In today’s highly regulated and potentially litigious society, small and large operators need to take every reasonable precaution possible to protect their business reputation and the health and well-being of their customers.
Over the past decades, both national and local governments have implemented or upgraded extensive rules regarding the processing and handling of food products. These rules continue to be expanded over time and their enforcement has increased. Increased scientific research, the quest for governmental income, and potential governmental liability has also increased the ease and desire to insure compliance.
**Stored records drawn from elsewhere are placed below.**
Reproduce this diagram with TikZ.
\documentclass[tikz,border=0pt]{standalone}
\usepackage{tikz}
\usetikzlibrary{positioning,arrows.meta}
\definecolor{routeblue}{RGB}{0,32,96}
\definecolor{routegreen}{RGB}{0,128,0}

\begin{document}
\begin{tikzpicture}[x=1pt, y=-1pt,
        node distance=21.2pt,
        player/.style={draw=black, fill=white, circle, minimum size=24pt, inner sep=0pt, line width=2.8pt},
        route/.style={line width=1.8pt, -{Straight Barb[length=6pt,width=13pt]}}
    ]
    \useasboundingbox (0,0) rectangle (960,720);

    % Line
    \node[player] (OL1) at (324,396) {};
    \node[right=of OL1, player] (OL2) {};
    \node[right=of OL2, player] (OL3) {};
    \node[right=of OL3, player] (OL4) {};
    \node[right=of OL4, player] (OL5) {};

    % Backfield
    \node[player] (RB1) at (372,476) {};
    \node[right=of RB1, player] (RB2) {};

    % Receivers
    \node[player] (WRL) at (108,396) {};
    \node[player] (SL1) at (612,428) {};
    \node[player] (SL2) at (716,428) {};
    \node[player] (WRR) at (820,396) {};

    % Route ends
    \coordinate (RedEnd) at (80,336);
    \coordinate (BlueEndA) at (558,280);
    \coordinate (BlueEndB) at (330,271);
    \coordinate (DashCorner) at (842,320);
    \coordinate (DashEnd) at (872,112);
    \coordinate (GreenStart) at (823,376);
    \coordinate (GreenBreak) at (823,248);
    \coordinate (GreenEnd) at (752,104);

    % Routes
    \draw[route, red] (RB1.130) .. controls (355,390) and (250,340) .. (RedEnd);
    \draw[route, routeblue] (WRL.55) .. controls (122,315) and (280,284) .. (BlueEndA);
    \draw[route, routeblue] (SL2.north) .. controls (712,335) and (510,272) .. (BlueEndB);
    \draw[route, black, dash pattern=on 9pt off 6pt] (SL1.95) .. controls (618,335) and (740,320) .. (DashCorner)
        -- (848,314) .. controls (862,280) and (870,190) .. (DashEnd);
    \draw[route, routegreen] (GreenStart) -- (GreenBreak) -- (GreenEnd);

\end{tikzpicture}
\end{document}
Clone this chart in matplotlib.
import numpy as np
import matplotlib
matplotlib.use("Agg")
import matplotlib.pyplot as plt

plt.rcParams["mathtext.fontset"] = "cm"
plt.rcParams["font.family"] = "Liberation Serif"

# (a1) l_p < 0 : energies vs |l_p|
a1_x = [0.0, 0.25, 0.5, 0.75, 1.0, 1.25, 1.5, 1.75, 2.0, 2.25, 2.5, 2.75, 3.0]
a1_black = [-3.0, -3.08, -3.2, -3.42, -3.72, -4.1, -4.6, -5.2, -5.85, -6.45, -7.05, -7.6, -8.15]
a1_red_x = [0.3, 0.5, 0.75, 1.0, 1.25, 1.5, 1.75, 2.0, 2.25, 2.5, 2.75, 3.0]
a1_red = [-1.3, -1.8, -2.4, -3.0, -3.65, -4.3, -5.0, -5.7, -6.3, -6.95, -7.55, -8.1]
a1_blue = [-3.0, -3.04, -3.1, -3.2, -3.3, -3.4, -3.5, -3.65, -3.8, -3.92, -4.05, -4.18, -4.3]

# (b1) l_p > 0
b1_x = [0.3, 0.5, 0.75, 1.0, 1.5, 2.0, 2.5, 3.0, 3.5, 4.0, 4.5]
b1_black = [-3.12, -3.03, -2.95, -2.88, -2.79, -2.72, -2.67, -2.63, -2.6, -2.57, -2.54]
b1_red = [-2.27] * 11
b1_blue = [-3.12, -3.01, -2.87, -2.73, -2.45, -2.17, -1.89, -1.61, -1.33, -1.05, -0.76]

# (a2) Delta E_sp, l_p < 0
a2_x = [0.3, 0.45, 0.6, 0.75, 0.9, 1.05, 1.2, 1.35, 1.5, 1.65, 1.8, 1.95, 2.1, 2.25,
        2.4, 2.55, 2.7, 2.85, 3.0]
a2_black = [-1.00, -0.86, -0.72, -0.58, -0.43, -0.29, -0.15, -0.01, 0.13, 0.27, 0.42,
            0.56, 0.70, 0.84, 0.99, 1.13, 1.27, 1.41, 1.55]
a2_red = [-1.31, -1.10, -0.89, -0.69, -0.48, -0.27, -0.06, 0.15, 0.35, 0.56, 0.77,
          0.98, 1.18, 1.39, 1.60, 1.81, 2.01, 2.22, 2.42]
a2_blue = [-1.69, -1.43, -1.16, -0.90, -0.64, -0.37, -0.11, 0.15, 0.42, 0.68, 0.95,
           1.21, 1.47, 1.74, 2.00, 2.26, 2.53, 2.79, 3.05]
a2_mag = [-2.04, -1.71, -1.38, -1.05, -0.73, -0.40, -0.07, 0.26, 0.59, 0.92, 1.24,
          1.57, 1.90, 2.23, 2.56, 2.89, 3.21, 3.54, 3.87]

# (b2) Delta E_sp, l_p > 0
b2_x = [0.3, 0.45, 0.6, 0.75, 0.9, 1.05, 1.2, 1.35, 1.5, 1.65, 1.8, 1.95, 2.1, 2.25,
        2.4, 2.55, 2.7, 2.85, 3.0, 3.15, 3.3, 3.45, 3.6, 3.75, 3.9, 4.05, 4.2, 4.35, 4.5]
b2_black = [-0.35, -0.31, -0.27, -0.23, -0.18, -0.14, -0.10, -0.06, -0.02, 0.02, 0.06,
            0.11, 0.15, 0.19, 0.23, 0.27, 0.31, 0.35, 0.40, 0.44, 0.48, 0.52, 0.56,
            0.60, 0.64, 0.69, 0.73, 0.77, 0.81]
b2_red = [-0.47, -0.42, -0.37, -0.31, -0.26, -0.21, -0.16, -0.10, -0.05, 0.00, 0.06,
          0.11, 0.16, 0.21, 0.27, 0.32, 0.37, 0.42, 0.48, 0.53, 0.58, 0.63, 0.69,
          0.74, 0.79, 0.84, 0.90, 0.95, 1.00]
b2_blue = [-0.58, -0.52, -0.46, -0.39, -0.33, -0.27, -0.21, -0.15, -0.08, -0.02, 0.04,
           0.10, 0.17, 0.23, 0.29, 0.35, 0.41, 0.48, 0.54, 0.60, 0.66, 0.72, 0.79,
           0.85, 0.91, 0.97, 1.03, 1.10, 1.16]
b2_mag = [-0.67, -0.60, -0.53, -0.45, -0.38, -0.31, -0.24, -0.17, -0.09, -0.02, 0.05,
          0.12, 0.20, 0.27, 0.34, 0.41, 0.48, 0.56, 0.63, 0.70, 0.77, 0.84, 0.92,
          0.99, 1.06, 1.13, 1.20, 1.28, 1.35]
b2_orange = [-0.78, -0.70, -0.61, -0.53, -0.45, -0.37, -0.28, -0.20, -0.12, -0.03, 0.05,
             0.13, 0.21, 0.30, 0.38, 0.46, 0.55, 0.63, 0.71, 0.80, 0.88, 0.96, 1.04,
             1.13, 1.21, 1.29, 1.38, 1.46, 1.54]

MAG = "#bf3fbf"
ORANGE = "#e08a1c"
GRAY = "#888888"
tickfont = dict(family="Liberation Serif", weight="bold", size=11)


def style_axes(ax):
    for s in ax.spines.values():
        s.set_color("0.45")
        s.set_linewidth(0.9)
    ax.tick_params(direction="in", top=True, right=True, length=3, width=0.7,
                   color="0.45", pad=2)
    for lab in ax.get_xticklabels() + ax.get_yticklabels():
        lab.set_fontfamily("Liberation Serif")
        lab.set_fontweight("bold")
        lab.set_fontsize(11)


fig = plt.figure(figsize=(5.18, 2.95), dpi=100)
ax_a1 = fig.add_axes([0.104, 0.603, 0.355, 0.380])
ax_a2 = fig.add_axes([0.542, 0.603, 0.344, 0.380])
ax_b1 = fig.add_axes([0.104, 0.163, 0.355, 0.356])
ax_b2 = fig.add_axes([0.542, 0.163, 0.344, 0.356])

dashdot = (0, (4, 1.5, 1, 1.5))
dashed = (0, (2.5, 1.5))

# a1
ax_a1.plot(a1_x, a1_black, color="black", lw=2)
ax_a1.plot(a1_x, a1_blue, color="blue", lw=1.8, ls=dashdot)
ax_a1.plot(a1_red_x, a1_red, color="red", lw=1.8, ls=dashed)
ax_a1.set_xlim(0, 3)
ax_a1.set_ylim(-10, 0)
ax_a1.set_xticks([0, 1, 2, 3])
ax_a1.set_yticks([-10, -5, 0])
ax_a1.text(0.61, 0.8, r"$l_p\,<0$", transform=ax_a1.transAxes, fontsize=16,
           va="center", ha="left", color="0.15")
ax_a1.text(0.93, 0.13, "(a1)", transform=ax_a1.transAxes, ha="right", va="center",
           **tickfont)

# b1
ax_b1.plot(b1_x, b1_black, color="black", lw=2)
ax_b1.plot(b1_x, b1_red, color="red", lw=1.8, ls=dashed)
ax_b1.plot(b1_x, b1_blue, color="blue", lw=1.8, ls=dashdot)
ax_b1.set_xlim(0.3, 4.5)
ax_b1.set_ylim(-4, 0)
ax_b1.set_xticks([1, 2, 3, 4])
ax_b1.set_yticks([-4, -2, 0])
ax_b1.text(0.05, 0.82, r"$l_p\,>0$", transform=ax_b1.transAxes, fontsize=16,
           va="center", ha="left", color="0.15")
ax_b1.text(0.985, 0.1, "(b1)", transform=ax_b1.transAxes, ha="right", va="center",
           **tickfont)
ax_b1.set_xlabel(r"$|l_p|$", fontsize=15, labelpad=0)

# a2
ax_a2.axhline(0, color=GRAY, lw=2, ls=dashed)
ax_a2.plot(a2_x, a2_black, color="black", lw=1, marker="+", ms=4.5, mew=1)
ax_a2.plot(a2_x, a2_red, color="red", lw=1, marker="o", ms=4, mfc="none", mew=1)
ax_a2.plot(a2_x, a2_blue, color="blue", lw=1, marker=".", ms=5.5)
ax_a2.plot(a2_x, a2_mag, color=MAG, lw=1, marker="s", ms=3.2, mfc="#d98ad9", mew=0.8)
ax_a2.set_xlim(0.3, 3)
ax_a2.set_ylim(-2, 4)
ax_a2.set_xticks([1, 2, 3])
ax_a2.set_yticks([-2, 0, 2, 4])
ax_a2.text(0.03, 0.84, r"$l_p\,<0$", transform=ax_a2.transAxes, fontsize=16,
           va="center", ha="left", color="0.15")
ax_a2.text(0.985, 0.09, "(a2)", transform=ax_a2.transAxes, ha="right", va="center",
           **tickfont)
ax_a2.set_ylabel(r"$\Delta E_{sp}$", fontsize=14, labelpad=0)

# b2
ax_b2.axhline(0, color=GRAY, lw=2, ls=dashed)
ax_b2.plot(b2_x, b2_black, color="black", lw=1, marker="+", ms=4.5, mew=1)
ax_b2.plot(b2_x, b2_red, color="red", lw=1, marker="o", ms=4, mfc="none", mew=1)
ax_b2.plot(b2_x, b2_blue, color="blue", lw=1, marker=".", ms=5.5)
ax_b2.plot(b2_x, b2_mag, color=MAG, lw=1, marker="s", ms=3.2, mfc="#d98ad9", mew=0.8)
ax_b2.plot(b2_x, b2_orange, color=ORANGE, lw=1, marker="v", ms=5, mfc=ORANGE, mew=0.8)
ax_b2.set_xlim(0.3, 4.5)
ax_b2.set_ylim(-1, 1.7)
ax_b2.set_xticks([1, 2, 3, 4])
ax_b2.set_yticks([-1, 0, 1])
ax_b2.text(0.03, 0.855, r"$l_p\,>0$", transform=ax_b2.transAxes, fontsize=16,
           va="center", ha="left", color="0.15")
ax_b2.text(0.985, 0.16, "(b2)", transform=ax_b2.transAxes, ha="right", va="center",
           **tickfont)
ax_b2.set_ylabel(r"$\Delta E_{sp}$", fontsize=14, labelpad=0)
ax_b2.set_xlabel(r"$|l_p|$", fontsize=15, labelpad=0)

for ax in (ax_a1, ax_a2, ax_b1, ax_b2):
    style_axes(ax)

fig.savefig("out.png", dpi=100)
Your customers and clients need to count on food bearing the appropriate safety and quality standards, and operators need to insure that their suppliers meet the various governmental requirements- and can provide adequate documentation confirming this compliance. How can you be confident that your suppliers are insuring the appropriate level of safety and food quality? Your due diligence should include receipt of necessary supporting documentation, but can often be supplemented by actual plant visits to provide appropriate reassurance that a food facility has the appearance and methodology that is required.
However, mere compliance with a particular municipality’s health department standards, or the requirements found in the recently enacted Food Safety and modernization Act, is just the bare minimum required. Like everything else in today’s hyper-competitive world, in order to thrive and survive, customers must exceed the lowest threshold under the law.
To this end, what additional quality assurances can your customer count on? And how are your representations verified? One common way for your customers to gain assurance is with third party verification. There are a variety of outside companies that perform food safety and food quality audits. Many larger national companies now require this documentation as a condition of doing business with food suppliers. It is highly possible that over the coming years, companies could be expected to provide these certifications in order to insure commercial insurance coverage or be eligible for certain governmental programs. And within each outside audit program, there are multiple levels of compliance/excellence.
From a vendor perspective the cost of compliance can be significant. Trained personnel are usually required to provide the appropriate documentation and to implement the necessary processes. There is often an extended learning curve for companies to get employees trained and to reinforce the necessary employment culture that prioritizes these processes.
Then there is the level of documentation and/or process. If a vendor is certified by third party audit, what level certification is available? The minimum level could seem to be enough to “get by”; vendors with supplemental documentation not only provides additional assurances for customers, but actually can become a point of differentiation in the marketplace.
On many occasions, employees or companies could be tempted to “short cut” the food safety or food quality process by “just doing” most of the right things without all of the formality to consistently execute the paperwork behind it. One supplier told us many years ago, “if it’s not written, it’s not done.” Or it might be tempting to rely on a long term supplier’s “word” or track record in supplying product.
Unfortunately, all the good will in the world will not replace essential documentation and formal process in the event of an issue. And that track record will be an inadequate defense to any governmental or legal body.
With all of the busy days that we all have, it’s easy not to prioritize this issue. But an ounce of prevention is worth a pound of cure. Be proactive and be confident in your food safety and quality.